In deze zaak heeft de Rechtbank Amsterdam op 19 november 2015 uitspraak gedaan in een geschil tussen een eiseres en het college van burgemeester en wethouders van de gemeente Amsterdam over de toepassing van de kostendelersnorm op de bijstandsuitkering van eiseres. Eiseres ontving een bijstandsuitkering naar de norm van een alleenstaande, maar verweerder heeft deze uitkering per 1 juli 2015 aangepast op basis van de kostendelersnorm, omdat hij van mening was dat eiseres geen commerciële huurovereenkomst had met haar verhuurders. Dit leidde tot een verlaging van haar uitkering naar 43,33 procent van het wettelijk minimumloon.
De rechtbank heeft vastgesteld dat er een schriftelijke huurovereenkomst bestaat, maar de vraag of de huurprijs als commercieel kan worden aangemerkt, was in geschil. Verweerder stelde dat de huurprijs van € 210,- per maand niet commercieel was en dat er geen bewijs was van betaling via bankafschriften. Eiseres betwistte dit en voerde aan dat de eisen van verweerder voor betalingsbewijzen verder gingen dan wettelijk vereist.
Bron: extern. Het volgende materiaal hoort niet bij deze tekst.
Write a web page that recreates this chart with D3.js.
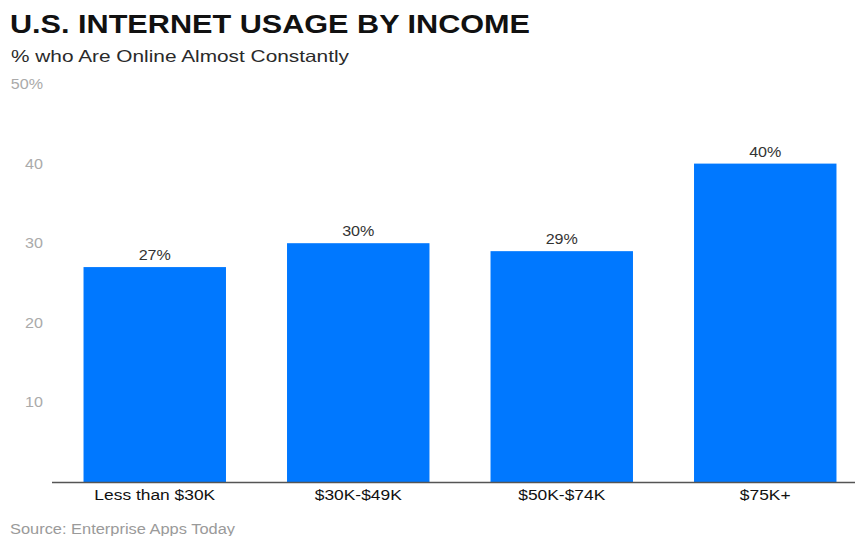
<!DOCTYPE html>
<html><head><meta charset="utf-8">
<script src="https://d3js.org/d3.v7.min.js"></script>
<style>body{margin:0;background:#fff;} svg{display:block;}</style>
</head><body>
<script>
const categories = ["Less than $30K", "$30K-$49K", "$50K-$74K", "$75K+"];
const values = [27, 30, 29, 40];
const yTicks = [10, 20, 30, 40, 50];
const title = "U.S. INTERNET USAGE BY INCOME";
const subtitle = "% who Are Online Almost Constantly";
const source = "Source: Enterprise Apps Today";

const W = 855, H = 536;
const FONT = "Liberation Sans, Arial, Helvetica, sans-serif";
const svg = d3.select("body").append("svg").attr("width", W).attr("height", H);

const x = d3.scaleBand().domain(categories).range([53, 867]).paddingInner(0.3).paddingOuter(0.15);
const y = d3.scaleLinear().domain([0, 50]).range([482, 84]);

svg.append("text").attr("x", 10).attr("y", 33).text(title)
  .attr("font-family", FONT).attr("font-weight", "bold")
  .attr("font-size", 26).attr("fill", "#111")
  .attr("textLength", 520).attr("lengthAdjust", "spacingAndGlyphs");
svg.append("text").attr("x", 11).attr("y", 62).text(subtitle)
  .attr("font-family", FONT).attr("font-size", 16.5).attr("fill", "#2a2a2a")
  .attr("textLength", 338).attr("lengthAdjust", "spacingAndGlyphs");

// y tick labels
svg.selectAll(".yt").data(yTicks).enter().append("text")
  .attr("transform", d => `translate(43,${y(d)}) scale(1.15,1)`)
  .attr("dy", "0.35em").attr("text-anchor", "end")
  .text(d => d === 50 ? d + "%" : d)
  .attr("font-family", FONT).attr("font-size", 14).attr("fill", "#aaaaaa");

svg.selectAll(".bar").data(values).enter().append("rect")
  .attr("x", (d, i) => x(categories[i])).attr("width", x.bandwidth())
  .attr("y", d => y(d)).attr("height", d => y(0) - y(d))
  .attr("fill", "#0078ff");

svg.selectAll(".vl").data(values).enter().append("text")
  .attr("transform", (d, i) => `translate(${x(categories[i]) + x.bandwidth() / 2},${y(d) - 7}) scale(1.15,1)`)
  .attr("text-anchor", "middle").text(d => d + "%")
  .attr("font-family", FONT).attr("font-size", 14).attr("fill", "#333");

const xAxis = svg.append("g").attr("transform", `translate(0,${y(0)})`)
  .call(d3.axisBottom(x).tickSize(0).tickPadding(8));
xAxis.select(".domain").remove();
xAxis.selectAll("text").attr("font-family", FONT).attr("font-size", 14.5).attr("fill", "#111")
  .attr("transform", "scale(1.2,1)");
svg.append("line").attr("x1", 52).attr("x2", W).attr("y1", y(0) + 0.5).attr("y2", y(0) + 0.5)
  .attr("stroke", "#555").attr("stroke-width", 1.5);

svg.append("text").attr("x", 10).attr("y", 534).text(source)
  .attr("font-family", FONT).attr("font-size", 14).attr("fill", "#9a9a9a")
  .attr("textLength", 225).attr("lengthAdjust", "spacingAndGlyphs");
</script>
</body></html>
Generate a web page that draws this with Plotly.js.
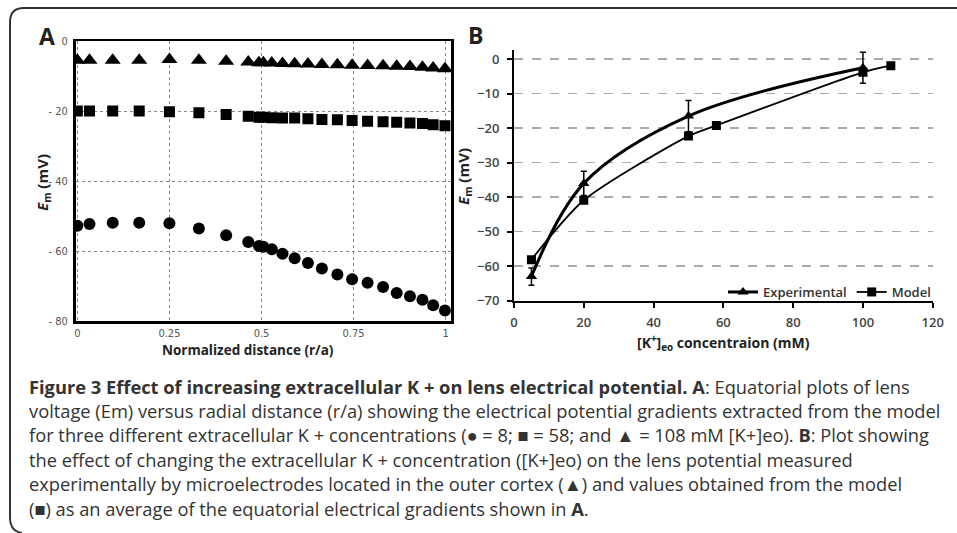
<!DOCTYPE html>
<html>
<head>
<meta charset="utf-8">
<script src="https://cdn.plot.ly/plotly-3.0.1.min.js"></script>
<style>html,body{margin:0;padding:0;background:#fff;}#chart{width:957px;height:533px;}</style>
</head>
<body>
<div id="chart"></div>
<script>
// Panel A: normalized radial distance and model potentials
var radialX = [0, 0.033, 0.096, 0.168, 0.25, 0.33, 0.404, 0.464, 0.493, 0.505, 0.528, 0.557, 0.59, 0.626, 0.664, 0.706, 0.746, 0.788, 0.83, 0.867, 0.903, 0.937, 0.966, 0.998];
var emK8 = [-52.8, -52.3, -51.9, -51.9, -52.1, -53.6, -55.5, -57.4, -58.6, -58.8, -59.5, -60.8, -62.1, -63.4, -65.0, -66.7, -68.1, -69.1, -70.3, -72.0, -72.9, -73.9, -75.5, -77.0];
var emK58 = [-20.0, -20.0, -20.0, -20.0, -20.2, -20.5, -21.0, -21.5, -21.8, -21.8, -21.9, -22.0, -22.0, -22.2, -22.4, -22.5, -22.7, -22.9, -23.1, -23.2, -23.4, -23.6, -23.9, -24.2];
var emK108 = [-5.5, -5.5, -5.5, -5.5, -5.3, -5.5, -5.8, -6.0, -6.2, -6.2, -6.3, -6.4, -6.5, -6.6, -6.7, -6.8, -6.9, -7.0, -7.1, -7.2, -7.3, -7.5, -7.7, -7.9];
var aXTicks = [0, 0.25, 0.5, 0.75, 1];
var aXTickText = ["0", "0.25", "0.5", "0.75", "1"];
var aYTicks = [0, -20, -40, -60, -80];
var aYTickText = ["0", "- 20", "- 40", "- 60", "- 80"];

// Panel B: extracellular K+ concentration vs potential
var expK = [5, 20, 50, 100];
var expEm = [-63, -36, -16.5, -2.5];
var expErr = [2.5, 3.5, 4.5, 4.5];
var modelK = [5, 20, 50, 58, 100, 108];
var modelEm = [-58.1, -40.9, -22.3, -19.2, -3.8, -1.9];
var bXTicks = [0, 20, 40, 60, 80, 100, 120];
var bYTicks = [0, -10, -20, -30, -40, -50, -60, -70];

var W = 957, H = 533;
function px(x){return x / W;}
function py(y){return (H - y) / H;}

var traces = [
  {x: radialX, y: emK8, type: 'scatter', mode: 'markers', xaxis: 'x', yaxis: 'y', showlegend: false,
   marker: {symbol: 'circle', size: 12, color: '#000'}},
  {x: radialX, y: emK58, type: 'scatter', mode: 'markers', xaxis: 'x', yaxis: 'y', showlegend: false,
   marker: {symbol: 'square', size: 11, color: '#000'}},
  {x: radialX, y: emK108, type: 'scatter', mode: 'markers', xaxis: 'x', yaxis: 'y', showlegend: false,
   marker: {symbol: 'triangle-up', size: 14, color: '#000'}},
  {x: expK, y: expEm, name: 'Experimental', type: 'scatter', mode: 'lines+markers', xaxis: 'x2', yaxis: 'y2',
   line: {color: '#000', width: 3, shape: 'spline', smoothing: 1},
   marker: {symbol: 'triangle-up', size: 10, color: '#000'},
   error_y: {type: 'data', array: expErr, visible: true, color: '#000', thickness: 1.5, width: 3}},
  {x: modelK, y: modelEm, name: 'Model', type: 'scatter', mode: 'lines+markers', xaxis: 'x2', yaxis: 'y2',
   line: {color: '#000', width: 1.8, shape: 'spline', smoothing: 0.7},
   marker: {symbol: 'square', size: 9, color: '#000'}}
];

var tickFontA = {family: 'Liberation Sans Narrow, DejaVu Sans Condensed, Arial Narrow, sans-serif', size: 11, color: '#555'};
var tickFontB = {family: 'Open Sans, sans-serif', size: 13, color: '#444', weight: 600};
var capFont = {family: 'Open Sans, sans-serif', size: 18.3, color: '#333'};

function label(text, x, y, size, angle) {
  return {text: text, xref: 'paper', yref: 'paper', x: px(x), y: py(y), xanchor: 'center', yanchor: 'middle',
          textangle: angle || 0, showarrow: false,
          font: {family: 'Open Sans, sans-serif', size: size, color: '#222'}};
}

var layout = {
  width: W, height: H,
  margin: {l: 0, r: 0, t: 0, b: 0},
  paper_bgcolor: '#fff', plot_bgcolor: '#fff',
  showlegend: true,
  legend: {orientation: 'h', x: px(936), xanchor: 'right', y: py(292), yanchor: 'middle',
           bgcolor: 'rgba(0,0,0,0)', font: {family: 'Open Sans, sans-serif', size: 13, color: '#333', weight: 600},
           itemwidth: 30, tracegroupgap: 0, traceorder: 'normal'},
  xaxis: {domain: [px(75.5), px(451.2)], range: [-0.005, 1.015], tickvals: aXTicks, ticktext: aXTickText,
          showgrid: true, gridcolor: '#888', griddash: 'dot', gridwidth: 1, zeroline: false,
          showline: true, mirror: true, linecolor: '#000', linewidth: 2.5, ticks: '', tickfont: tickFontA,
          ticklabelstandoff: 0, anchor: 'y', fixedrange: true},
  yaxis: {domain: [py(321), py(41)], range: [-80, 0], tickvals: aYTicks, ticktext: aYTickText,
          showgrid: true, gridcolor: '#888', griddash: 'dot', gridwidth: 1, zeroline: false,
          showline: true, mirror: true, linecolor: '#000', linewidth: 2.5, ticks: '', tickfont: tickFontA,
          ticklabelstandoff: 3, anchor: 'x', fixedrange: true},
  xaxis2: {domain: [px(514), px(932.7)], range: [0, 120], tickvals: bXTicks,
           showgrid: false, zeroline: false, showline: true, linecolor: '#000', linewidth: 2,
           ticks: 'outside', ticklen: 5, tickwidth: 2, tickcolor: '#000', tickfont: tickFontB,
           ticklabelstandoff: 4, anchor: 'y2', fixedrange: true},
  yaxis2: {domain: [py(300.7), py(50.2)], range: [-70, 2.6], tickvals: bYTicks,
           showgrid: true, gridcolor: '#aaa', griddash: 'dash', gridwidth: 1.5, zeroline: false,
           showline: true, linecolor: '#000', linewidth: 2,
           ticks: 'outside', ticklen: 5, tickwidth: 2, tickcolor: '#000', tickfont: tickFontB,
           ticklabelstandoff: 5, anchor: 'x2', fixedrange: true},
  shapes: [
    {type: 'path', xref: 'paper', yref: 'paper',
     path: 'M ' + px(957) + ',' + py(8) + ' L ' + px(24) + ',' + py(8) + ' Q ' + px(10) + ',' + py(8) + ' ' + px(10) + ',' + py(22) +
           ' L ' + px(10) + ',' + py(518) + ' Q ' + px(10) + ',' + py(531) + ' ' + px(22) + ',' + py(533),
     line: {color: '#333', width: 2}}
  ],
  annotations: [
    label('<b>A</b>', 47, 36, 23),
    label('<b>B</b>', 475, 35, 23),
    label('<b><i>E</i><sub>m</sub> (mV)</b>', 43, 183, 15, -90),
    label('<b>Normalized distance (r/a)</b>', 248, 350, 13.5),
    label('<b><i>E</i><sub>m</sub> (mV)</b>', 464, 177, 15, -90),
    label('<b>[K<sup>+</sup>]<sub>eo</sub> concentraion (mM)</b>', 723, 343, 14)
  ]
};

var captionLines = [
  '<b>Figure 3 Effect of increasing extracellular K + on lens electrical potential. A</b>: Equatorial plots of lens',
  'voltage (Em) versus radial distance (r/a) showing the electrical potential gradients extracted from the model',
  'for three different extracellular K + concentrations (● = 8; ■ = 58; and ▲ = 108 mM [K+]eo). <b>B</b>: Plot showing',
  'the effect of changing the extracellular K + concentration ([K+]eo) on the lens potential measured',
  'experimentally by microelectrodes located in the outer cortex (▲) and values obtained from the model',
  '(■) as an average of the equatorial electrical gradients shown in <b>A</b>.'
];
for (var i = 0; i < captionLines.length; i++) {
  layout.annotations.push({text: captionLines[i], xref: 'paper', yref: 'paper', x: px(27), y: py(386 + i * 24.4),
    xanchor: 'left', yanchor: 'middle', showarrow: false, font: capFont});
}

Plotly.newPlot('chart', traces, layout, {displayModeBar: false, staticPlot: true});
</script>
</body>
</html>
De rechtbank oordeelde dat de manier waarop verweerder de commerciële huurprijs beoordeelde niet in strijd was met de wet. Echter, de rechtbank vond dat verweerder te strikt was in zijn eisen voor betalingsbewijzen. Eiseres had kwitanties overgelegd die voldoende bewijs vormden voor haar huurbetalingen. De rechtbank concludeerde dat de kostendelersnorm niet van toepassing was op de situatie van eiseres, waardoor de verlaging van haar uitkering onterecht was. Het bestreden besluit werd vernietigd, het beroep gegrond verklaard en de rechtbank veroordeelde verweerder in de proceskosten van eiseres.